Glad you enjoyed them, although _Close Your Eyes _is unfinished as yet. If you want more, my website has them all (Incunabulum) as well as many stories by other writers I have gathered as being the best fanfic around (and _The Emperor's Finest_ is one of them!)

Sholto


----------



## Morgal

need to add another http://forum.blpublishing.com/forum_posts.asp?TID=6061
The adventures of the Politically Correct Marines

short and fun.

Also was hopping for others to suggest theres.


----------



## jmaximum

clicked the links to the black library stories, but it sent me to the black library twitter/facebook/other stuff fan page. 

please repost links for the "Emperors Finest" and "Rise of the Tau", would love to read them after seeing what you guys thought.
thanks!


----------



## The_Machine

First post I read, find link to some awsome stories. Love the Tau one. Epic stuff.


----------



## jmaximum

how is this not working for me? i click the links and it just takes me to the BlackLibrary fans comment page.


----------



## Baron Spikey

I clicked them and they sent me to the Black Library front page, but then the links provided are over 2 years old BEFORE BL decided to upgrade their site.


----------



## Myen'Tal

http://forums.tauonline.org/index.php/topic,81311.0.html

Time of Ending: the 40k Finale. Pretty epic stuff.

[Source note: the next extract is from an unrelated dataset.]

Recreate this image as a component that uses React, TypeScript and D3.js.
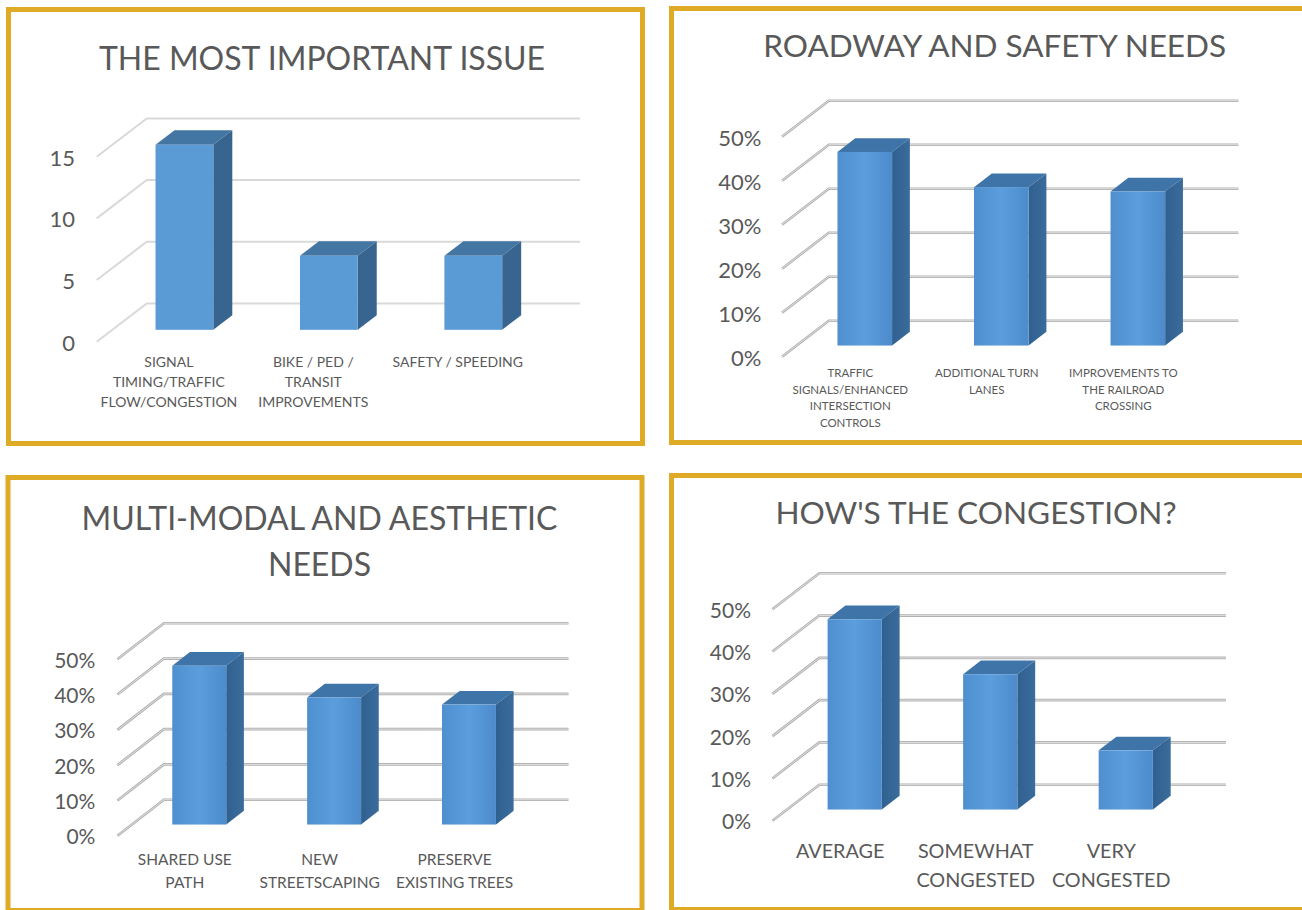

Don't feed the Warboss was awesome too:biggrin:.


----------



## Mossy Toes

Yeah, the BL forums are currently down.

Sholto's works are my bible. Read ye Killing Time and Matroyshka, or suffer eternal damnation for salvation lost.

Emperor's Finest, an epic tale of 200k words by Revenant - or much of it - can be found on that website of Sholto's, too. Here - though you have to download the file to get more than the first sixteen chapters. I think that somebody was reposting the Rise of the Tau, Revenant's even more massive and awe-inspiring story, on the Warseer forums. I don't have a linky, I'm afraid.

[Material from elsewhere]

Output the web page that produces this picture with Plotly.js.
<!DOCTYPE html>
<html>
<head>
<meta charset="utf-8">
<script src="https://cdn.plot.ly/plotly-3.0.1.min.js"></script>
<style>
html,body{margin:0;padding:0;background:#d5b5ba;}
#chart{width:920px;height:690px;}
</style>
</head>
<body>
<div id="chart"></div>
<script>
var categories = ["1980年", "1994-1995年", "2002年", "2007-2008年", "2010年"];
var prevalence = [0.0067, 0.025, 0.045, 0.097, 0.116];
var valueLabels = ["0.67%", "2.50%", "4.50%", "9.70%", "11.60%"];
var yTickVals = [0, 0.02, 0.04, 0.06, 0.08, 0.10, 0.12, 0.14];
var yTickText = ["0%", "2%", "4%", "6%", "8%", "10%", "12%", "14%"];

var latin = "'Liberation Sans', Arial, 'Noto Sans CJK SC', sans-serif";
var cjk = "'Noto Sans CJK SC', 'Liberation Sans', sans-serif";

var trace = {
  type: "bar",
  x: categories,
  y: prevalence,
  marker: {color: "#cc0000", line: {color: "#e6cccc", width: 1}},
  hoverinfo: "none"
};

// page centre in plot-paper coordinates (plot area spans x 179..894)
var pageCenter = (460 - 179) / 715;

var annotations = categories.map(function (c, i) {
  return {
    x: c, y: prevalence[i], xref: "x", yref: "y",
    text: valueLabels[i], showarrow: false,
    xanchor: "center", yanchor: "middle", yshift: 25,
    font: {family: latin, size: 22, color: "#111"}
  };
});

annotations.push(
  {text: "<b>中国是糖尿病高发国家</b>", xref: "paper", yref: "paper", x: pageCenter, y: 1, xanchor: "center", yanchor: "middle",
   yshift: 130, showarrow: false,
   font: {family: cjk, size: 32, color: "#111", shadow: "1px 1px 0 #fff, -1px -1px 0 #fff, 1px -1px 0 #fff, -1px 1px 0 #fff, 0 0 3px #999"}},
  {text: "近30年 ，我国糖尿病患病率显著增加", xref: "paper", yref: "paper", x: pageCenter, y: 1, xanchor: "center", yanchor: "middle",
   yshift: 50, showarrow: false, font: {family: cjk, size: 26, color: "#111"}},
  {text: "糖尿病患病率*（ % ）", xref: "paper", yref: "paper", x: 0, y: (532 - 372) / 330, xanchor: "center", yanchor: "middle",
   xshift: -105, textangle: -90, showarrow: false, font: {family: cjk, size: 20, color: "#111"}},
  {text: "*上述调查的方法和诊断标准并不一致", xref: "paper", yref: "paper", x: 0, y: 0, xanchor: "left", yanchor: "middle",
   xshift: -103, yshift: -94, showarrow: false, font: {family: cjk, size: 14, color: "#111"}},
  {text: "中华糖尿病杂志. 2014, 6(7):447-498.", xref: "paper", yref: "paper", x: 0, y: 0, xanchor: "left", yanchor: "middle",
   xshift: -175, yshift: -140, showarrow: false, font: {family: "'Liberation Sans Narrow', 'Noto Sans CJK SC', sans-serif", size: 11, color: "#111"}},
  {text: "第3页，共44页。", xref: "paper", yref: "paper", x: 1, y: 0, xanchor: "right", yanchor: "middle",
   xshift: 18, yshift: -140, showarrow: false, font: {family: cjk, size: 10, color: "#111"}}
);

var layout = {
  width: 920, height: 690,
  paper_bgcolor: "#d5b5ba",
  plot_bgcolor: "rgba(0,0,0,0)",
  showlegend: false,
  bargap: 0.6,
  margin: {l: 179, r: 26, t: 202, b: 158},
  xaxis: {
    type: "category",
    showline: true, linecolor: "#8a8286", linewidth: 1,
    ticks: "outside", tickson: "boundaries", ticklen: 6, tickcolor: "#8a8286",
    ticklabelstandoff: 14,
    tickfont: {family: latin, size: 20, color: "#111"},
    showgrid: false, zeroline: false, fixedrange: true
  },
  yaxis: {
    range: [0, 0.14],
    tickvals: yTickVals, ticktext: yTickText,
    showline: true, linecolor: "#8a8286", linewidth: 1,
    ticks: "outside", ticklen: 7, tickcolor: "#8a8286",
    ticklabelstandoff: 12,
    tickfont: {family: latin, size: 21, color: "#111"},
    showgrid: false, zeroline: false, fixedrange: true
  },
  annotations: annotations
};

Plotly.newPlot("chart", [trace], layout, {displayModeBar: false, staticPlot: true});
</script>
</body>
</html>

The Adventures of the Politically Correct Marines may be found here. Really, almost anything of Rahvin_Dashiva's is guaranteed to have the reader either quaking with laughter, or in terror and horror.


----------



## waltzmelancholy_07

@Mossy Toes... I read that story... The Rise of the Tau... I'm still not done with it though and it's shockingly epic beyond comparison....


----------



## Mossy Toes

I've read almost all of it, too. Up to the point where 

Chaos and the Imperium have allied against the Tau and the Necrons on Terra, with the Deceiver's attempt to seize control of the High Lords having failed, the Emperor having finally died and entered the Warp, becoming a fifth God therein, and the Void Dragon (Aun'Va) having arisen.


So...yeah. It's a pretty galaxy-shattering story.


----------



## Commissar Ploss

Hate to play the big 7 foot elephant in the room. But i'd also like to point out the quality of writing over _here_ at Heresy-Online. Not that i have a problem with discussing the works of another forum, but if we fail to mention the works posted here, i think we would be doing the genre of Fan Fiction a major disservice. 

CP


----------



## waltzmelancholy_07

@Mossy Toes: What a spoiler... Hahaha... I'll try to forget that:victory:... 

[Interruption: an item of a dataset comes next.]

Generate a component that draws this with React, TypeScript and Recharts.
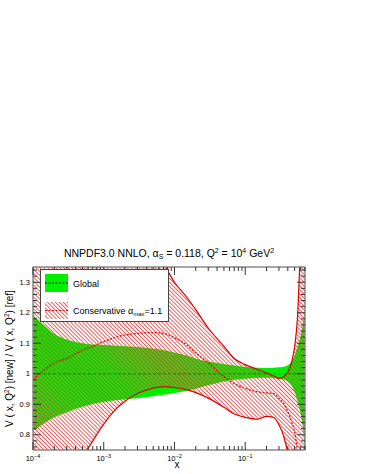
import { ComposedChart, Area, Line, XAxis, YAxis, ReferenceLine, Legend } from 'recharts'

// x grid and curves
const xs = [1e-4, 1.5e-4, 2e-4, 3e-4, 5e-4, 7e-4, 1e-3, 1.5e-3, 2e-3, 3e-3, 5e-3, 7e-3, 1e-2, 1.5e-2, 2e-2, 3e-2, 5e-2, 7e-2, 0.1, 0.15, 0.2, 0.25, 0.3, 0.35, 0.4, 0.45, 0.5, 0.55, 0.6, 0.65, 0.7]
const globalUp = [1.193, 1.155, 1.13, 1.112, 1.1, 1.096, 1.094, 1.092, 1.09, 1.088, 1.083, 1.078, 1.07, 1.06, 1.05, 1.04, 1.032, 1.027, 1.023, 1.02, 1.019, 1.02, 1.021, 1.023, 1.028, 1.04, 1.06, 1.09, 1.12, 1.16, 1.21]
const globalLow = [0.812, 0.84, 0.857, 0.874, 0.892, 0.901, 0.907, 0.913, 0.916, 0.92, 0.926, 0.931, 0.937, 0.944, 0.951, 0.962, 0.975, 0.98, 0.984, 0.986, 0.987, 0.986, 0.984, 0.981, 0.975, 0.962, 0.94, 0.91, 0.875, 0.83, 0.74]
const consUp = [1.6, 1.58, 1.56, 1.54, 1.52, 1.5, 1.49, 1.47, 1.46, 1.44, 1.4, 1.36, 1.3, 1.25, 1.21, 1.15, 1.09, 1.05, 1.03, 1.014, 1.003, 0.993, 0.985, 0.99, 1.005, 1.035, 1.09, 1.19, 1.4, 1.6, 1.9]
const consLow = [0.53, 0.56, 0.6, 0.65, 0.725, 0.78, 0.835, 0.885, 0.91, 0.935, 0.953, 0.958, 0.955, 0.947, 0.938, 0.92, 0.89, 0.868, 0.857, 0.851, 0.86, 0.857, 0.833, 0.795, 0.74, 0.68, 0.6, 0.5, 0.4, 0.3, 0.2]
const consMid = [0.981, 1.015, 1.035, 1.05, 1.077, 1.09, 1.105, 1.12, 1.127, 1.132, 1.135, 1.132, 1.118, 1.094, 1.068, 1.037, 0.99, 0.968, 0.952, 0.941, 0.937, 0.935, 0.92, 0.903, 0.875, 0.845, 0.808, 0.745, 0.68, 0.6, 0.5]

const yTicks = [0.76, 0.78, 0.8, 0.82, 0.84, 0.86, 0.88, 0.9, 0.92, 0.94, 0.96, 0.98, 1, 1.02, 1.04, 1.06, 1.08, 1.1, 1.12, 1.14, 1.16, 1.18, 1.2, 1.22, 1.24, 1.26, 1.28, 1.3, 1.32, 1.34]
const yMajor = [0.8, 0.9, 1, 1.1, 1.2, 1.3]
const yLabels = ['0.8', '0.9', '1', '1.1', '1.2', '1.3']
const xMajor = [1e-4, 1e-3, 1e-2, 1e-1]
const xExp = ['\u22124', '\u22123', '\u22122', '\u22121']
const xMinorMult = [2, 3, 4, 5, 6, 7, 8, 9]

const data = xs.map((x, i) => ({
  x,
  gU: globalUp[i],
  gL: globalLow[i],
  cU: consUp[i],
  cL: consLow[i],
  cM: consMid[i],
}))

const xTicks = xMajor.flatMap((d) => [d, ...xMinorMult.map((m) => d * m)]).filter((v) => v <= 0.7 + 1e-9)

const FONT = '"Liberation Sans", Arial, Helvetica, sans-serif'
const L = 33
const R = 305
const T = 267
const B = 450
const TICK = '#333'

const isMajorY = (v: number) => yMajor.findIndex((m) => Math.abs(m - v) < 1e-6)
const isMajorX = (v: number) => xMajor.findIndex((m) => Math.abs(m - v) / m < 1e-6)

function YTickLeft(props: any) {
  const { y, payload } = props
  const idx = isMajorY(payload.value)
  const len = idx >= 0 ? 8 : 4
  return (
    <g>
      <line x1={L} x2={L + len} y1={y} y2={y} stroke={TICK} strokeWidth={1} />
      {idx >= 0 && (
        <text x={L - 3} y={y + 2.5} textAnchor="end" fontSize={7.5} fontFamily={FONT} fill="#000">
          {yLabels[idx]}
        </text>
      )}
    </g>
  )
}

function YTickRight(props: any) {
  const { y, payload } = props
  const len = isMajorY(payload.value) >= 0 ? 8 : 4
  return <line x1={R - len} x2={R} y1={y} y2={y} stroke={TICK} strokeWidth={1} />
}

function XTickBottom(props: any) {
  const { x, payload } = props
  const idx = isMajorX(payload.value)
  const len = idx >= 0 ? 8 : 4
  return (
    <g>
      <line x1={x} x2={x} y1={B} y2={B - len} stroke={TICK} strokeWidth={1} />
      {idx >= 0 && (
        <text x={x} y={461} textAnchor="middle" fontSize={7.5} fontFamily={FONT} fill="#000">
          10
          <tspan dy={-3.5} fontSize={5.5}>
            {xExp[idx]}
          </tspan>
        </text>
      )}
    </g>
  )
}

function XTickTop(props: any) {
  const { x, payload } = props
  const len = isMajorX(payload.value) >= 0 ? 8 : 4
  return <line x1={x} x2={x} y1={T} y2={T + len} stroke={TICK} strokeWidth={1} />
}

function LegendBox() {
  return (
    <div
      style={{
        width: 129,
        height: 53,
        boxSizing: 'border-box',
        border: '1px solid #444',
        background: '#fff',
      }}
    >
      <svg width={127} height={51} style={{ display: 'block' }}>
        <defs>
          <pattern id="hatchLeg" patternUnits="userSpaceOnUse" width={2.8} height={2.8} patternTransform="rotate(-45)">
            <line x1={1.4} y1={0} x2={1.4} y2={2.8} stroke="#f23c3c" strokeWidth={0.85} />
          </pattern>
        </defs>
        <rect x={4} y={4} width={23} height={18} fill="#00ee00" />
        <line x1={4} x2={27} y1={13} y2={13} stroke="#000" strokeWidth={0.8} strokeDasharray="2 1.5" />
        <rect x={4} y={32} width={23} height={17} fill="url(#hatchLeg)" />
        <line x1={4} x2={27} y1={40.5} y2={40.5} stroke="#e00000" strokeWidth={1.2} strokeDasharray="2 1.5" />
        <text x={32} y={17} fontSize={9} fontFamily={FONT} fill="#000">
          Global
        </text>
        <text x={32} y={43.5} fontSize={9} fontFamily={FONT} fill="#000">
          Conservative {'\u03b1'}
          <tspan fontSize={6} dy={2}>
            max
          </tspan>
          <tspan dy={-2}>=1.1</tspan>
        </text>
      </svg>
    </div>
  )
}

export default function App() {
  return (
    <div style={{ position: 'absolute', left: 0, top: 0, width: 366, height: 474, background: '#fff' }}>
      <ComposedChart
        width={366}
        height={474}
        data={data}
        margin={{ top: T - 1, right: 366 - R - 1, bottom: 474 - B - 1, left: L - 1 }}
      >
        <defs>
          <pattern id="hatch" patternUnits="userSpaceOnUse" width={2.8} height={2.8} patternTransform="rotate(-45)">
            <line x1={1.4} y1={0} x2={1.4} y2={2.8} stroke="#f23c3c" strokeWidth={0.85} />
          </pattern>
        </defs>
        <XAxis
          dataKey="x"
          type="number"
          scale="log"
          domain={[1e-4, 0.7]}
          allowDataOverflow
          ticks={xTicks}
          interval={0}
          height={1}
          tickLine={false}
          axisLine={{ stroke: '#888', strokeWidth: 1.5 }}
          tick={<XTickBottom />}
        />
        <XAxis
          xAxisId="top"
          orientation="top"
          dataKey="x"
          type="number"
          scale="log"
          domain={[1e-4, 0.7]}
          allowDataOverflow
          ticks={xTicks}
          interval={0}
          height={1}
          tickLine={false}
          axisLine={{ stroke: '#888', strokeWidth: 1.5 }}
          tick={<XTickTop />}
        />
        <YAxis
          type="number"
          domain={[0.75, 1.35]}
          allowDataOverflow
          ticks={yTicks}
          interval={0}
          width={1}
          tickLine={false}
          axisLine={{ stroke: '#888', strokeWidth: 1.5 }}
          tick={<YTickLeft />}
        />
        <YAxis
          yAxisId="right"
          orientation="right"
          type="number"
          domain={[0.75, 1.35]}
          allowDataOverflow
          ticks={yTicks}
          interval={0}
          width={1}
          tickLine={false}
          axisLine={{ stroke: '#888', strokeWidth: 1.5 }}
          tick={<YTickRight />}
        />
        <Area
          type="monotone"
          dataKey={(d: any) => [d.gL, d.gU]}
          fill="#00ee00"
          fillOpacity={1}
          stroke="none"
          isAnimationActive={false}
        />
        <Area
          type="monotone"
          dataKey={(d: any) => [d.cL, d.cU]}
          fill="url(#hatch)"
          fillOpacity={1}
          stroke="none"
          isAnimationActive={false}
        />
        <ReferenceLine y={1} stroke="#1e5a1e" strokeWidth={0.8} strokeDasharray="3 2" />
        <Line type="monotone" dataKey="cU" stroke="#e00000" strokeWidth={1.2} dot={false} isAnimationActive={false} />
        <Line type="monotone" dataKey="cL" stroke="#e00000" strokeWidth={1.2} dot={false} isAnimationActive={false} />
        <Line
          type="monotone"
          dataKey="cM"
          stroke="#e00000"
          strokeWidth={1.2}
          strokeDasharray="2 1.5"
          dot={false}
          isAnimationActive={false}
        />
        <Legend
          layout="vertical"
          align="center"
          verticalAlign="middle"
          content={() => <LegendBox />}
          wrapperStyle={{ position: 'absolute', left: 40, top: 269, width: 129, height: 53 }}
        />
        <text x={(L + R) / 2} y={257} textAnchor="middle" fontSize={10.5} fontFamily={FONT} fill="#000">
          NNPDF3.0 NNLO, {'\u03b1'}
          <tspan fontSize={7} dy={2}>
            S
          </tspan>
          <tspan dy={-2}> = 0.118, Q</tspan>
          <tspan fontSize={7} dy={-4}>
            2
          </tspan>
          <tspan dy={4}> = 10</tspan>
          <tspan fontSize={7} dy={-4}>
            4
          </tspan>
          <tspan dy={4}> GeV</tspan>
          <tspan fontSize={7} dy={-4}>
            2
          </tspan>
        </text>
        <text
          x={0}
          y={0}
          transform={`translate(13, ${(T + B) / 2}) rotate(-90)`}
          textAnchor="middle"
          fontSize={10}
          fontFamily={FONT}
          fill="#000"
        >
          V ( x, Q<tspan fontSize={6.5} dy={-4}>2</tspan>
          <tspan dy={4}>) [new] / V ( x, Q</tspan>
          <tspan fontSize={6.5} dy={-4}>2</tspan>
          <tspan dy={4}>) [ref]</tspan>
        </text>
        <text x={177} y={468} textAnchor="middle" fontSize={10} fontFamily={FONT} fill="#000">
          x
        </text>
      </ComposedChart>
    </div>
  )
}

@CP: I totally understand your point... But they also serve as inspirations... and that's just my opinion:grin:...


----------



## Mossy Toes

Would I be so arrogant as to point myself as one of the pre-eminent writers here? :wink:


----------



## Commissar Ploss

nope mate, you've got props from me! :victory: I likes your writing a lot! lol

CP


----------



## waltzmelancholy_07

@Mossy Toes: You have every right to do so my friend... Considering the qualities of your stories:victory:...


----------



## Concrete Hero

Mossy Toes said:


> Would I be so arrogant as to point myself as one of the pre-eminent writers here? :wink:


I would say its massively arrogant under any circumstance, I'll forgive you when I've read some of your stuff :grin:


----------



## Mossy Toes

Concrete Hero said:


> I would say its massively arrogant under any circumstance, I'll forgive you when I've read some of your stuff :grin:


Yes, I thought so - but it appears to have served its purpose, which is, namely, eliciting promises from others to read my works.

:grin: :smoke:


----------